WASHINGTON–A new investigation has found some publicly traded companies that received Paycheck Protection Program loans to pay their employees during the early weeks of the coronavirus pandemic paid out millions to Wall Street investors in dividends and share buybacks.
According to a Washington Post analysis, “The findings reinforce long-standing concerns that the Paycheck Protection Program, an emergency stimulus fund offering low-interest, forgivable loans to businesses with fewer than 500 employees, was accessed by financially healthy companies that could have gone without a bailout.”
As the Post reminded, PPP loans were only to be used to meet payroll and pay mortgage interest, leases or utility bills. PPP loan recipients weren’t prohibited from paying investors with other funds, as long as the PPP funds were kept separate.
“The Trump administration wrote the PPP rules and sent billions of dollars to the well-resourced and well-connected rather than actual small businesses struggling during this public health and economic crisis,” Kyle Herrig, president of an advocacy group called Accountable.US, told the Post. “The fact that there was little transparency or accountability under this program amounted to an invitation for large companies to misuse tax dollars to their benefit.”
No Comment
An SBA spokesman did not respond to an emailed request for comment by the Post, and the Treasury Department also declined to comment on the record for the story.
“The issue of whether some undeserving businesses received PPP loans has arisen previously when it became known that scores of publicly traded companies received millions of dollars in loans, even though they had access to other sources of capital,” the Post reported. “The SBA’s initial rules allowed for businesses to self-certify that ‘current economic uncertainty’ made the loan ‘necessary to support the ongoing operations of the applicant.’”
But as the Post further reported in late April, after the news broke that many publicly traded companies had received loans, the SBA said firms with access to capital elsewhere were “unlikely” to qualify and asked that the loans be returned. Some returned the money, but many did not (SBA and Treasury officials have declined to say exactly how many did so).

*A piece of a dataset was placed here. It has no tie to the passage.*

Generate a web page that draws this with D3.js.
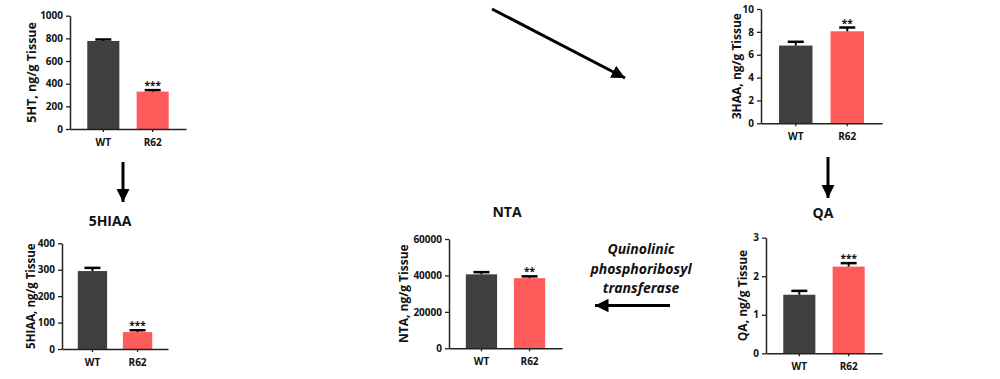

“How dividend payments might factor into that conflict remains to be seen,” the Post reported. “Loans of $2 million or more are to be audited, the SBA has said, and large corporate expenditures could come under close scrutiny as the government evaluates whether a company’s qualified for a PPP loan.”
One Example
One company, CRH Medical Corporation, a Canadian medical supply company with U.S. subsidiaries, received a $2.9 million PPP loan on April 15 to support 124 employees, according to SBA records, the Post reported. The company has concluded five acquisitions since it accessed the PPP funds, according to company news releases.

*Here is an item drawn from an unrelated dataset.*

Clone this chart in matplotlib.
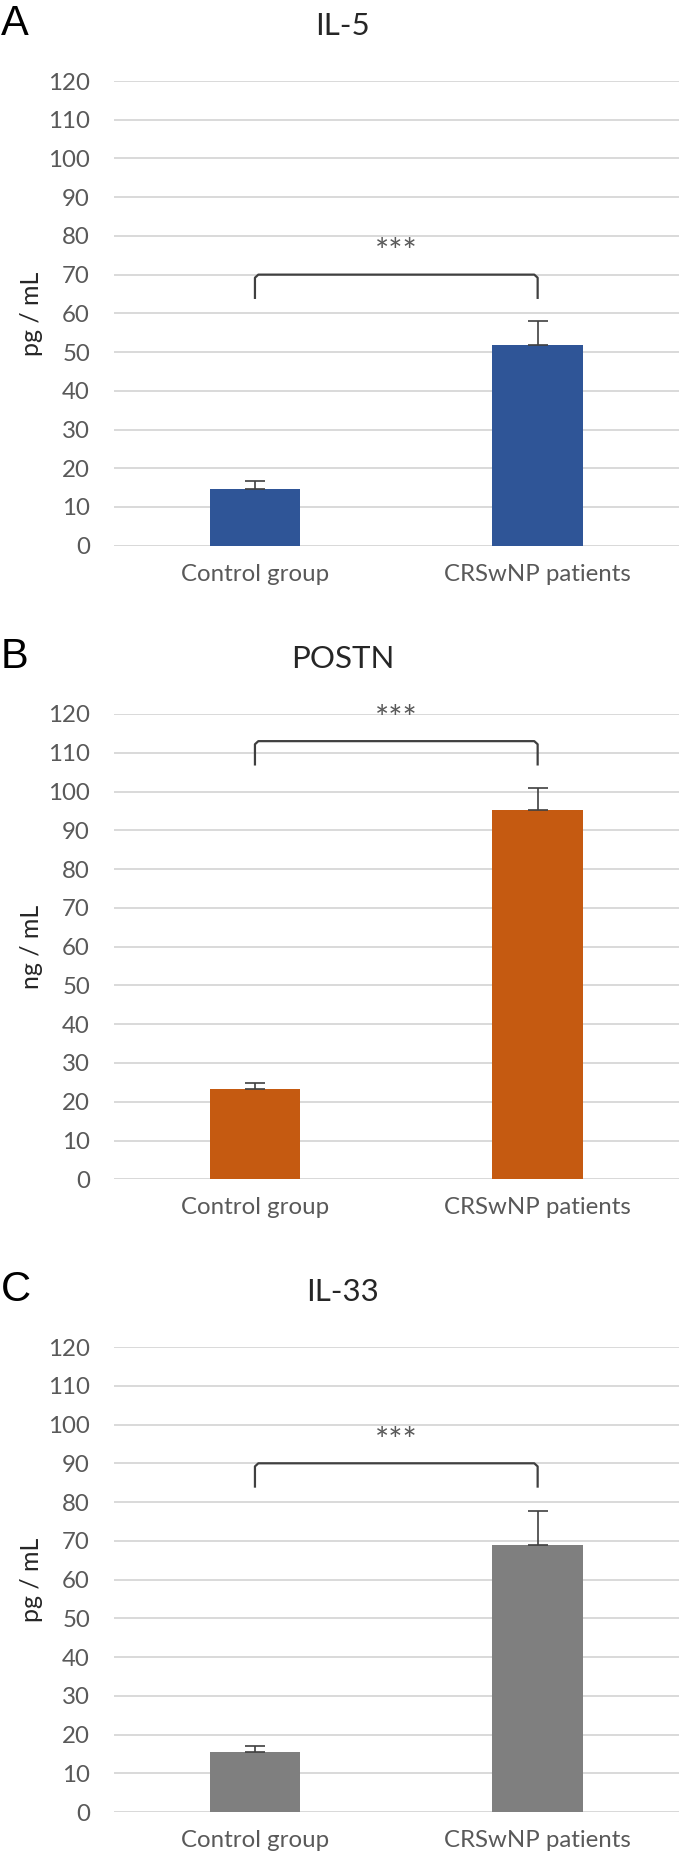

It has also spent money buying back its own stock, a tactic that businesses often use to boost share prices. Between April 1 and June 30, the company purchased $228,559 worth of its own shares. A company representative did not return a request for comment, the Post reported.
In some cases, the Post added, a company’s need for federal help may have been eclipsed by a broader improvement in business conditions. One example: Crown Crafts, a Louisiana-based manufacturer of children’s products, received a $1.9 million PPP loan on April 19. Months later, on Aug. 12, it announced it would resume stock dividends due to its “strong performance and financial position,” the Post noted.
Still a ‘Success’
Some observers told the Post such a scenario indicates the PPP program was a success.
“Everybody needs to remember how scary it was when all these shutdown orders happened,” Scott Pearson, a corporate financial services lawyer with the D.C.-based firm Manatt, Phelps and Phillips, told the Washington Post. “I don’t think doing a stock buyback necessarily indicates they’ve done something wrong. It probably just means things turned out better down the road than they thought it would.”